As a city we need these open garden places!
What would Manhattan be without Central Park!
Stop paving over Paradise!
“Woe betide the leaders now perched on their dizzy pinnacles of triumph if they cast away at the conference table what the soldiers had won on a hundred bloodsoaked battlefields.”
― Winston S. Churchill
All this overdevelopment takes away from the city’s character. I hope this garden will be saved.
Stop this over development in the City Beautiful of Coral Gables! George Merrick must be turning in his grave!
I agree, so sorry for the loss of The Garden Of The Lord; my son attended Saint James many years ago and I have felt attached to its beautiful surroundings.
I have been a resident of Coral Gables for 40 years. I am totally opposed to this development project. It is totally out of line with the city’s architectural plan made from its incipiency. In addition, it would be a travesty to remove a tree that is so old, it would not survive the transfer. Coral Gables prides itself for being the City of Trees, lets live up to it.

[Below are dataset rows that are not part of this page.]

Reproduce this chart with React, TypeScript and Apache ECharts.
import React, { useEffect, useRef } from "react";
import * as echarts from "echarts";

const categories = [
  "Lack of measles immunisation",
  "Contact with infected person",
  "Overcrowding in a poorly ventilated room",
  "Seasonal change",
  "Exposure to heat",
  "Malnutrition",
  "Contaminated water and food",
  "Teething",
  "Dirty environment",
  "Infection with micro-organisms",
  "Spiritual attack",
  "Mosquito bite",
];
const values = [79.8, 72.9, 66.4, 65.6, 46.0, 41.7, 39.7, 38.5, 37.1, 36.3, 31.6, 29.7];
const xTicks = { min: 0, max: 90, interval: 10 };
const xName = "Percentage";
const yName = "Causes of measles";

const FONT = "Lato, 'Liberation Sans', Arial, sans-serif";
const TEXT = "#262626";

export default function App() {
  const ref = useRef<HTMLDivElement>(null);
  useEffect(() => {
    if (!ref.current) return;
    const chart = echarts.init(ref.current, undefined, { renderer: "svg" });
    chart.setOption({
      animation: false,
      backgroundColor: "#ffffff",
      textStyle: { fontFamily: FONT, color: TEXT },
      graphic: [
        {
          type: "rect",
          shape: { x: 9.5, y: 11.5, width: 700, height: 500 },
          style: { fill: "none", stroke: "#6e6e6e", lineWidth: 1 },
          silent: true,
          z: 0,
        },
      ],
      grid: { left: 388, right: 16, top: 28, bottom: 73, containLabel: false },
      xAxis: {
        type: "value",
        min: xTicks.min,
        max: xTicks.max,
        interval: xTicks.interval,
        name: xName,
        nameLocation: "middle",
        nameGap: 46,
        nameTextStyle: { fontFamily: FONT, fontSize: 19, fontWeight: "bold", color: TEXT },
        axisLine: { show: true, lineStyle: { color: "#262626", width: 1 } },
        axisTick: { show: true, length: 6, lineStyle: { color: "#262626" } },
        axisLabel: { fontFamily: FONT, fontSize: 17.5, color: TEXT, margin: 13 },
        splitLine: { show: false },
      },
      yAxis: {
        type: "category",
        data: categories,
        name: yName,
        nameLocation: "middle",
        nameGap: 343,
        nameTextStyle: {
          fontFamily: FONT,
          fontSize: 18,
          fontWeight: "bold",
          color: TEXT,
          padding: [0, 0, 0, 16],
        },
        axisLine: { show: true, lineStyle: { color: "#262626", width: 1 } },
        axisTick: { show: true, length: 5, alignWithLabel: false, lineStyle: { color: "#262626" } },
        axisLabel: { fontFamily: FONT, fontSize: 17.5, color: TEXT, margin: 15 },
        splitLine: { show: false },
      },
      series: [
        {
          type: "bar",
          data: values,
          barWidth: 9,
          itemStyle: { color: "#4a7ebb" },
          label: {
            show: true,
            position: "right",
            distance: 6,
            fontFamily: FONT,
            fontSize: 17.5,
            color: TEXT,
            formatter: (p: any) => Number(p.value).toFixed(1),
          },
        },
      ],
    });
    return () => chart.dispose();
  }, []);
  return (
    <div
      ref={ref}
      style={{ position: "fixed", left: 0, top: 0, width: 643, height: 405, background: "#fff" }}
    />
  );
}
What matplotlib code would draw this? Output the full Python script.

Why doesn’t our City just take the property under its eminent domain powers and forever preserve it? That was a loaded question; I know they answer. We don’t want to pay for it! This is a recurring theme in the “preservation” racket. Some of my fellow residents, commonly labeled “activists”, always want to get their hands on other people’s realty . . . without having to pay for it.

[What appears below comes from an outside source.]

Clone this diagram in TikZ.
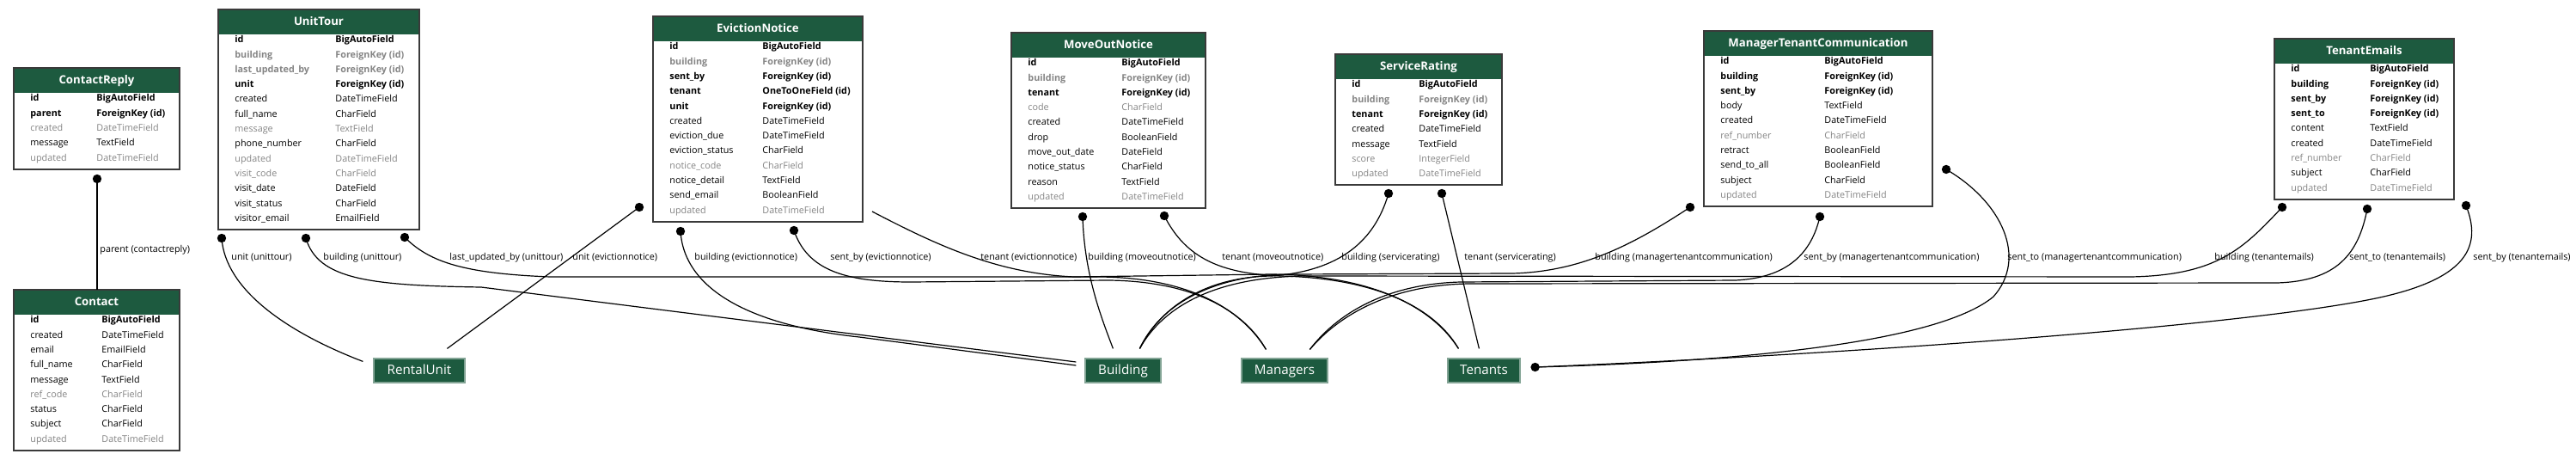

There is no taking by residents if Coral Gables uniformly requires all landowners to comply with the Coral Gables Zoning Code and its Comprehensive Plan which includes the Future Land Use Element and the Housing Vision Statement to prevent incompatible real estate developments. Developers know these rules when they purchase land in Coral Gables. The proposed development at 110 Phoenetia Avenue is seeking a variance/exception from these rules. Applying these rules uniformly to all developments is the only fair and balanced approach between developers and existing residents (who also purchased land based on these rules and the promise of no incompatible developments). An incompatible real estate development is a taking – it lowers the land value of existing residents living near an incompatible development while increasing the land value of the developer building the incompatible development based on obtaining a zoning code variance/exception. And the developer does not have to pay the residents whose property value has decreased! I am hopeful that the Special Master applies the Zoning Code and Comprehensive Plan to prevent the proposed development at 110 Phoenetia Avenue from being built (9 stories, 177 residential units, 16 live/work units and 340 parking spaces) and require it to be compatible with the garden-apartment residential architecture and urban design represented by the Coral Gables Woman’s Club and/or The Garden of our Lord.